Mwafulirwa underscored that the MEC’s commitment extends to ensuring a truly inclusive environment where women can fully engage at every level, emphasizing the MEC’s dedication to providing a safe polling process where women are free from intimidation or obstruction when casting their votes.
He stressed that women should be able to “come from home and go back without somebody intimidating them.”

Mwafulirwa also highlighted the commission’s internal pledge to achieve a 50-50 gender balance among temporary polling staff.
“If we are employing 10,000 or 15,000 temporary staff, how many of these are women?

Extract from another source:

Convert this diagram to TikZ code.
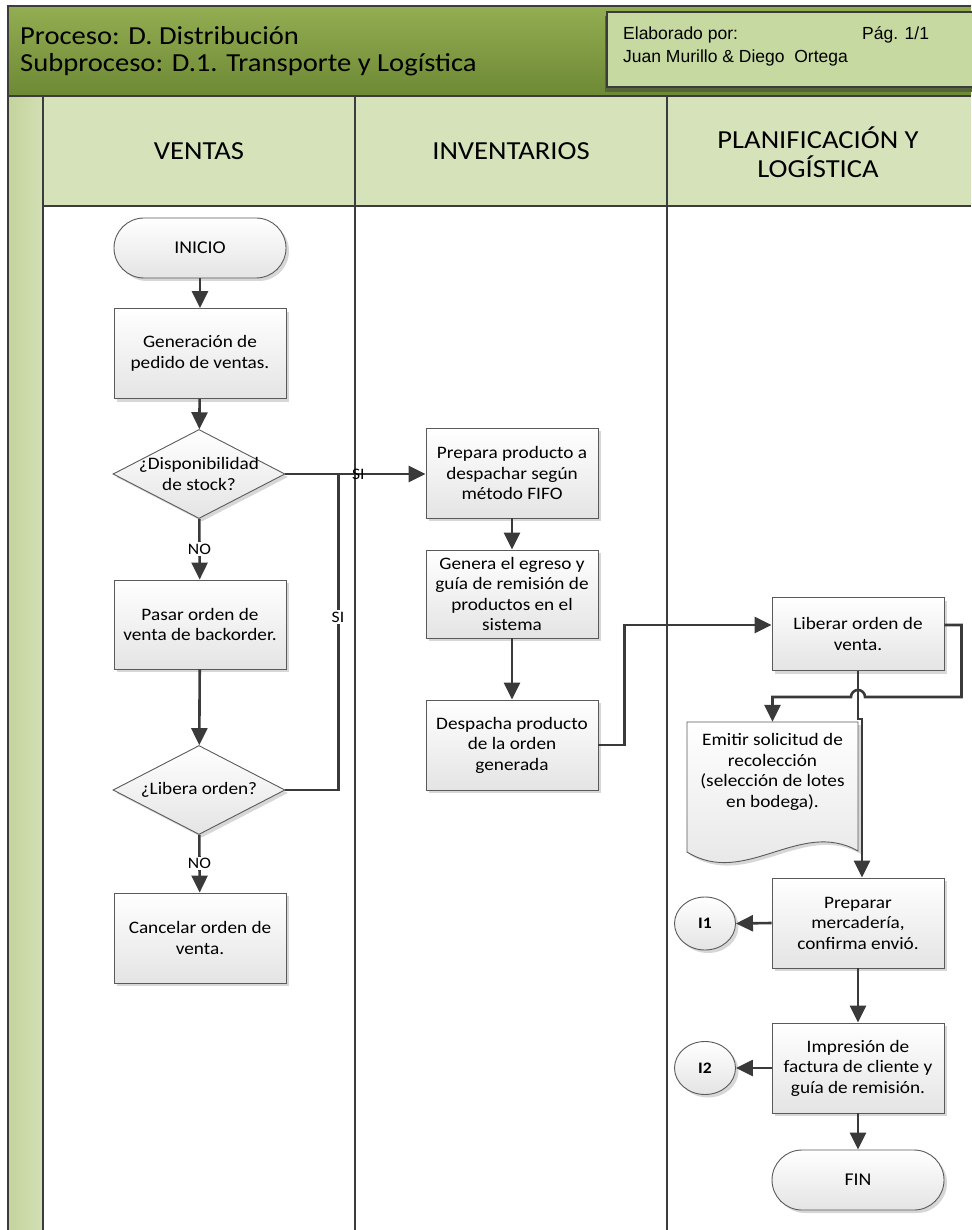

There is a commitment from the Malawi Electoral Commission that we should employ 50-50 of each gender,” he affirmed, noting that this commitment has already been implemented during voter registration, inspection, and verification processes.
Furthermore, he has pointed to the encouraging statistic that women already comprise over 50% of registered voters, saying MEC’s focus now shifts to encouraging a high turnout among these registered women on polling day.
On working to reduce financial barriers for women aspiring to hold political office, Mwafulirwa revealed that “the commission gazetted that women should pay 50 percent less of the nomination fees.”

To ensure these empowerment efforts are transparent and effective, the MEC has enlisted the support of the media, urging them to serve as “the eyes or the vanguards or the watchdogs” of the electoral process and to scrutinize issues pertaining to women’s participation from various angles – as candidates, voters, and polling staff.
MEC has also called on journalists to hold other stakeholders, particularly political parties, accountable for their commitments to women’s empowerment.
“If parties have committed to women empowerment, providing an environment for equal participation of women, what is it that the parties are actually doing beyond their expression or their commitment to supporting women?”